*SHORT TASK*:
Look through the listing and locate every line containing the word "chart"; copy those lines.

*SUPPLIED INFORMATION*:
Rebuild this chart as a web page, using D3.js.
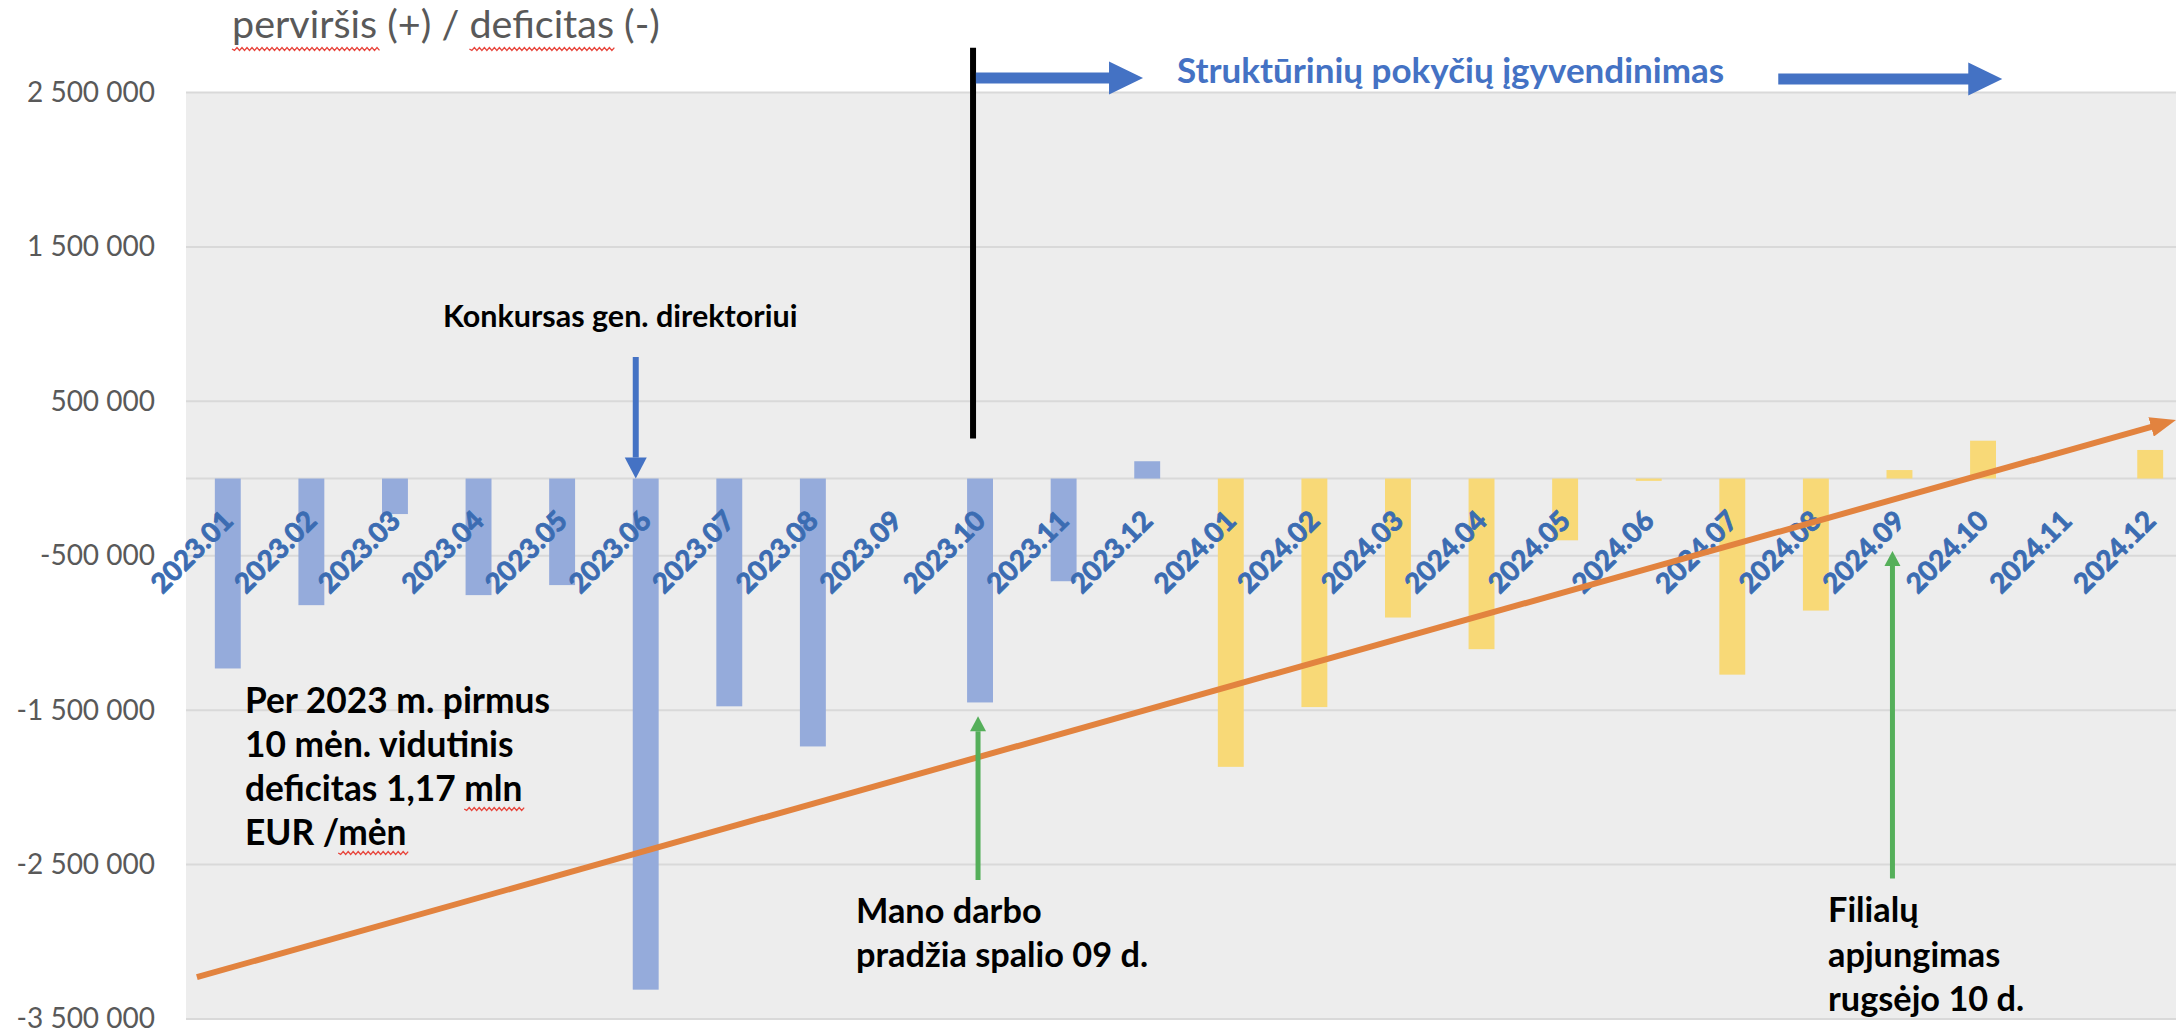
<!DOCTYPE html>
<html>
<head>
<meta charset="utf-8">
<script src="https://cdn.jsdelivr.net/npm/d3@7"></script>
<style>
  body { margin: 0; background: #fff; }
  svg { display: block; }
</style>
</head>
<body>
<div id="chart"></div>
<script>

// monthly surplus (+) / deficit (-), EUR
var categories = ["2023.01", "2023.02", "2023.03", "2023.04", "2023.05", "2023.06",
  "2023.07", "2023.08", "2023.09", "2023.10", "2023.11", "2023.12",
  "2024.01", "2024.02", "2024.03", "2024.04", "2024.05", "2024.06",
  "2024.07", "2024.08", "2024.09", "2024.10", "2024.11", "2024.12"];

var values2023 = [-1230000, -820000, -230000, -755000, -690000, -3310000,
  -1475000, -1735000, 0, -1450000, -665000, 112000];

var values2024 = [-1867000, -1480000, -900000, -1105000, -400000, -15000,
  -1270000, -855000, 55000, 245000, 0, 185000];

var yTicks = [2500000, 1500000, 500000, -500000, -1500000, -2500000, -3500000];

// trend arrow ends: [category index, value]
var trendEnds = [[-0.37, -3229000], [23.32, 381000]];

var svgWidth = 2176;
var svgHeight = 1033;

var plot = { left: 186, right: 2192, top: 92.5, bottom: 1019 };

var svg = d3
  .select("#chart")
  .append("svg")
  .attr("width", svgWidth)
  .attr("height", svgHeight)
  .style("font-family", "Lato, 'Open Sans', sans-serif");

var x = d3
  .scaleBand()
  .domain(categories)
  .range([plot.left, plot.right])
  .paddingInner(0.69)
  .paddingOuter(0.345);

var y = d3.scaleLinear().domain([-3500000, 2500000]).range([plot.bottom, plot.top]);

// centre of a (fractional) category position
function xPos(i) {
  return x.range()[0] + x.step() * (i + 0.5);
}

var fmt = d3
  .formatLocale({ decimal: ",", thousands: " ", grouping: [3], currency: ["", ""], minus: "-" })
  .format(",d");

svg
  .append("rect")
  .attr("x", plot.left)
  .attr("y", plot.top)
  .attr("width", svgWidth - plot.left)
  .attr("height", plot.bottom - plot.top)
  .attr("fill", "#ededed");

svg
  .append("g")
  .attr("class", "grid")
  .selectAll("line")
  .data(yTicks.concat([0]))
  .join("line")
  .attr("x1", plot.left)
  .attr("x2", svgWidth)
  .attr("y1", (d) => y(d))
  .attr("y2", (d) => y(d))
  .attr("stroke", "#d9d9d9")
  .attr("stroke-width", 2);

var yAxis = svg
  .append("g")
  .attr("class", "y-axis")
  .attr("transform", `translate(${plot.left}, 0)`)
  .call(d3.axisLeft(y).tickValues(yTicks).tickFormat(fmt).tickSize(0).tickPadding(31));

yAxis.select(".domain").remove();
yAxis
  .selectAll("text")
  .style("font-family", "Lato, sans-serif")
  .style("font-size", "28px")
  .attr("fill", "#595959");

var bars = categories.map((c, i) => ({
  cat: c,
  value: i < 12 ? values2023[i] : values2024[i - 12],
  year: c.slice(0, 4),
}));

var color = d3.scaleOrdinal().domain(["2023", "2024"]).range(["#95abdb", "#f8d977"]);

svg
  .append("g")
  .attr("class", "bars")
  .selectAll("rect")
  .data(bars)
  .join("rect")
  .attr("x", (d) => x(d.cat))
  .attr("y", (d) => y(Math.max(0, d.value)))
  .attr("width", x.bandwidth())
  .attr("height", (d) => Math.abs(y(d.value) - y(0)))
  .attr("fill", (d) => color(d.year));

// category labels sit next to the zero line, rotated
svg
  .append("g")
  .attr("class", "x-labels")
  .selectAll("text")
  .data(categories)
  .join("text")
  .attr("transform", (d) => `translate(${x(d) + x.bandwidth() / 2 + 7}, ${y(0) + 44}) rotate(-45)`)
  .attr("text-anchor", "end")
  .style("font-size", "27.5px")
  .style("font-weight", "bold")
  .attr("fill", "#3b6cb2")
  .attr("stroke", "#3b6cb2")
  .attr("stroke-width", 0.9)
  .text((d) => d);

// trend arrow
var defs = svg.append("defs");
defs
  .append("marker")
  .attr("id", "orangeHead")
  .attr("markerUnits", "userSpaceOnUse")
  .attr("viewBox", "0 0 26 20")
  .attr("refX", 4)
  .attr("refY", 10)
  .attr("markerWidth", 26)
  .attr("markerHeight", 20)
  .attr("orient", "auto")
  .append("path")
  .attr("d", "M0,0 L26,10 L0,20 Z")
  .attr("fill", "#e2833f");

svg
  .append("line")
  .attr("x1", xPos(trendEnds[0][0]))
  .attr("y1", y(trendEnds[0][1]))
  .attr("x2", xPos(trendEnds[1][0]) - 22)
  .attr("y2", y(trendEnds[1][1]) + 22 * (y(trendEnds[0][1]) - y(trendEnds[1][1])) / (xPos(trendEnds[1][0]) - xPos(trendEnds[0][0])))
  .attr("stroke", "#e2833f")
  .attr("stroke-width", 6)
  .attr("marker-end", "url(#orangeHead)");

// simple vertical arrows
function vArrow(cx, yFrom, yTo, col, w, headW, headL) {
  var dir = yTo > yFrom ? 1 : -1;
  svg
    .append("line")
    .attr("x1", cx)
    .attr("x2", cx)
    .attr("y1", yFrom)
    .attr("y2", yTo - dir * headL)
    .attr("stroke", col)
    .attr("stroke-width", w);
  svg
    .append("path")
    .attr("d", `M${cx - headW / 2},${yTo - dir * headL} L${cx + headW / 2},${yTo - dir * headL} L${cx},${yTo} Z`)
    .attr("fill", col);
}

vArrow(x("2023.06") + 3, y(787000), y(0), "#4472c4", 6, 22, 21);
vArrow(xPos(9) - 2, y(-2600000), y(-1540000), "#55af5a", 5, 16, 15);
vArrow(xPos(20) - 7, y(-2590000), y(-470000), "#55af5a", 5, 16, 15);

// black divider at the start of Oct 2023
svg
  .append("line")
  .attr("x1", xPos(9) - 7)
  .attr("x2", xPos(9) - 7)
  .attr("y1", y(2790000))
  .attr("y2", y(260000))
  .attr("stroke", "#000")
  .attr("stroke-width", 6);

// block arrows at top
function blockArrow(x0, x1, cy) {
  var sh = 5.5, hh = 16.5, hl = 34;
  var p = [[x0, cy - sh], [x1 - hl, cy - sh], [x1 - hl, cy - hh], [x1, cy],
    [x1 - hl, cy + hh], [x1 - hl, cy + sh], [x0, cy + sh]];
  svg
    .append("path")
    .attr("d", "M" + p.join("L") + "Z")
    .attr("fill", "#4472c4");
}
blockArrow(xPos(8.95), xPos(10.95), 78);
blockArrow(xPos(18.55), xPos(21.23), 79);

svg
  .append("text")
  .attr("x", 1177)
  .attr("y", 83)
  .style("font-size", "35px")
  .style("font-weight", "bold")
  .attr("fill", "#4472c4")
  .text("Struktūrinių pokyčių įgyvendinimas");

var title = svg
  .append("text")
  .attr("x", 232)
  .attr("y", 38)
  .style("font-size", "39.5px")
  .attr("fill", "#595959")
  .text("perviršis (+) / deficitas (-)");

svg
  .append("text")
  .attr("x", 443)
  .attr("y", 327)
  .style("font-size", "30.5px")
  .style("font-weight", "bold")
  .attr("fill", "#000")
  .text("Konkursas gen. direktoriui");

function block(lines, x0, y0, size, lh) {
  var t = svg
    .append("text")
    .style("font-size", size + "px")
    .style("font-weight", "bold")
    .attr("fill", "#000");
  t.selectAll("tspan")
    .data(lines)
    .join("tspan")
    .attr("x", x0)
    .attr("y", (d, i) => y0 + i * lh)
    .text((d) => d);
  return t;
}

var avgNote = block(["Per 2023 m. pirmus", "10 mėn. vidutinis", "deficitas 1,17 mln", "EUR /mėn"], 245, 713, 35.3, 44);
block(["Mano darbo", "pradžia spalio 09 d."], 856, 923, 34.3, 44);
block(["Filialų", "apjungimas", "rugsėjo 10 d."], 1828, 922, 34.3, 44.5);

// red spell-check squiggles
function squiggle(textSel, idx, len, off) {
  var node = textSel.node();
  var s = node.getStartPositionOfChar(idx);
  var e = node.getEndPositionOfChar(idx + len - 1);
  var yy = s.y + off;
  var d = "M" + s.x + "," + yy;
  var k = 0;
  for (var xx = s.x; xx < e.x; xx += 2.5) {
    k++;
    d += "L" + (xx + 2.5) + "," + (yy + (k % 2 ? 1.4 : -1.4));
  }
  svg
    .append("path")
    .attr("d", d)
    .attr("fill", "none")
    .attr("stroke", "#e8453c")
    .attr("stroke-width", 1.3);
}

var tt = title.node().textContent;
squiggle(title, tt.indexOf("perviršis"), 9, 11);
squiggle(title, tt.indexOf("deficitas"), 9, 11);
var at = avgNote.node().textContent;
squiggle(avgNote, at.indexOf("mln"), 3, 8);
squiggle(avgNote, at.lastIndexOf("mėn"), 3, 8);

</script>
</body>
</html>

*SOLUTION FOR THIS EXERCISE*:
Rebuild this chart as a web page, using D3.js.
<div id="chart"></div>
  .select("#chart")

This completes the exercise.